For me, in very broad stokes, everything start Instinctively— an idea or image or scene or line of dialogue sets off my "spider-sense"/excites the "fanboy" in me— and then as I start refining things, more and more Skill takes over as I connect dots and fill in gaps. But even then I will often be stopped cold by something that simply "doesn't feel right." I have a few strategies to get me past this (the most useful is "do the exact opposite": have a character be angry instead of happy, leave instead of stay, or have a different character do the action; it's surprising how often this approach works) but I usually spend far too much time trying to figure out what's "wrong" and how to fix it. In this regard I deeply admire Kurt Busiek's ability to instantly analyze story problems and just as quickly see a workable— and usually excellent— solution.
Even inking— there are panels or even single figures that I look at and INSTANTLY know how they should look in ink. These are cases where I don't feel I'm inking as much as I'm simply revealing what's already there (to my eye, at least). But there are other times I simply have to rely on what I've learned for how to ink well— line weights, light sources, textures, depth, etc.
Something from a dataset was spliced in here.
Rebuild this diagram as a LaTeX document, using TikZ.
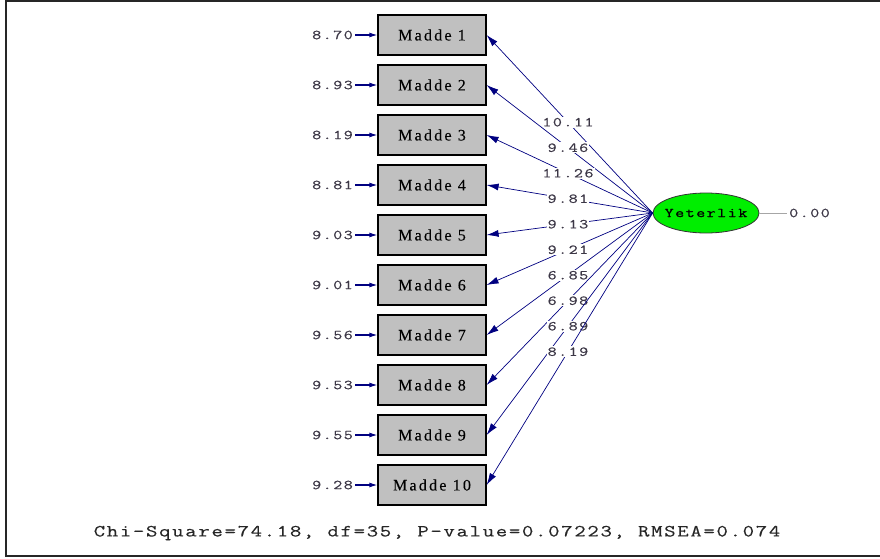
\documentclass[tikz,border=0pt]{standalone}
\usepackage{fontspec}
\setmainfont{Liberation Serif}
\newfontfamily\labfont[FakeStretch=1.3, LetterSpace=11, FakeBold=0.6]{Latin Modern Mono}
\newfontfamily\latfont[FakeStretch=1.3, LetterSpace=11, FakeBold=0.8]{Latin Modern Mono}
\newfontfamily\fitfont[FakeStretch=1.3, LetterSpace=10, FakeBold=0.4]{Latin Modern Mono}
\newfontfamily\boxfont[LetterSpace=14, FakeBold=0.15]{Liberation Serif}
\usetikzlibrary{arrows.meta,shapes.geometric}
\definecolor{pathblue}{RGB}{0,0,128}
\definecolor{boxgray}{RGB}{192,192,192}
\definecolor{labgray}{RGB}{60,55,70}
\definecolor{latgreen}{RGB}{0,238,0}

\begin{document}
\begin{tikzpicture}[x=1pt,y=-1pt,
  item/.style={draw=black, line width=1.2pt, fill=boxgray, minimum width=108pt,
    minimum height=40pt, inner sep=0pt, font=\boxfont\fontsize{16}{16}\selectfont},
  latent/.style={draw=black!80, line width=0.8pt, ellipse, fill=latgreen,
    minimum width=106pt, minimum height=40pt, inner sep=0pt},
  monotext/.style={inner sep=2pt, text=labgray,
    font=\labfont\fontsize{13.5}{13.5}\selectfont},
  errlab/.style={monotext, anchor=east},
  pathlab/.style={monotext, fill=white, inner sep=1pt},
  load/.style={draw=pathblue, line width=0.7pt, -{Latex[length=12pt,width=7pt]}},
  errarrow/.style={draw=pathblue, line width=1.2pt, -{Latex[length=8pt,width=5pt]}},
  frame/.style={draw=black!85, line width=1.6pt}
]
\useasboundingbox (0,0) rectangle (880,559);
% outer frame (open on the right side)
\draw[frame] (880,1) -- (6,1) -- (6,556) -- (880,556);

% latent variable and its disturbance
\node[latent] (lat) at (706,213) {};
\node[inner sep=0pt, text=black, font=\latfont\fontsize{13.5}{13.5}\selectfont]
  (latname) at (lat.center) {Yeterlik};
\node[monotext, anchor=west] (dist) at (787,213) {0.00};
\draw[gray!70, line width=0.8pt] (lat.east) -- (dist.west);

% indicators, error variances and loadings
\foreach \i/\e/\l in {1/8.70/10.11, 2/8.93/9.46, 3/8.19/11.26, 4/8.81/9.81,
    5/9.03/9.13, 6/9.01/9.21, 7/9.56/6.85, 8/9.53/6.98, 9/9.55/6.89, 10/9.28/8.19}{
  \node[item] (m\i) at (432,{35+50*(\i-1)}) {Madde \i};
  \node[errlab] (e\i) at (355,{35+50*(\i-1)}) {\e};
  \draw[errarrow] (e\i.east) -- (m\i.west);
  \draw[load] (lat.west) -- node[pathlab, pos=0.51] {\l} (m\i.east);
}

% fit statistics
\node[font=\fitfont\fontsize{17}{17}\selectfont, text=black!85] (fit) at (437,533)
  {Chi-Square=74.18, df=35, P-value=0.07223, RMSEA=0.074};
\end{tikzpicture}
\end{document}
I have very fond memories of that RAWHIDE KID Christmas story, Tom! I can't remember who recommended doing something with the Kid— I assume you— but I know I'm the one who dragged in the idea of using a classic Marvel Monster type of antagonist. There's something niggling in the back of my mind that the addition of Tony Stark's ancestor came pretty late in the game— but it was also the "AHA!" moment when the whole story came together. And Patrick/Patch's art kicked my silly story up a noticeable number of notches. A great book that I was (and still am) proud to have been a small part of!